3.      Masa Reformasi (1998 - Sekarang)
Masa reformasi dianggap sebagai tonggak baru perjalanan kehidupan bangsa Indonesia dari sisi sosial dan politik. Muncul beberapa kebijakan yang kemudian menjadi landasan bagi perjalanan sejarah Bangsa Indonesia kedepan. Kebijakan yang paling menonjol adalah adanya pergeseran pengelolaan pemerintahan dari sentralitis menjadi desentralitis.
-          Masa Presiden BJ. Habibie ( 21 Mei 1998 - 20 Oktober 1999 )
-          Masa Presiden Abdurrahman Wahid / Gus Dur ( 20 Oktober 1999 - 23 Juli 2001 )
-          Masa Pemerintahan Megawati Soekarnoputri ( 23 Juli 2001 - 20 Oktober 2004 )

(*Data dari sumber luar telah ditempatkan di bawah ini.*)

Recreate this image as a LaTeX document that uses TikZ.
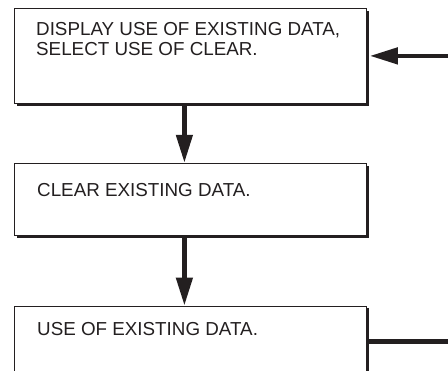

-          Masa Pemerintahan Presiden Susilo Bambang Yudhoyono (20 Oktober 2004 - Sekarang )

BAB III PENUTUP
3.1  Kesimpulan
Waktu dapat mempengaruhi perjalanan kondisi perekonomian. Perjalanan waktu yang diiringi dengan perubahan dinamika, baik sosial dan politik, ternyata memberikan kontribusi pada kebijakan yang dihasilkan pada periode masing-masing pemerintah. Namun di tengah realita adanya keberlanjutan secara menyeluruh terhadap kebijakan dari setiap periode-periode pemerintahan sebelumnya, Indonesia masih mempunyai harapan terhadap kondisi perekonomian. Prospek ekonomi Indonesia ternyata didukung oleh kondisi yang signifikan, baik dari sisi mikro dan makro, serta sektoral.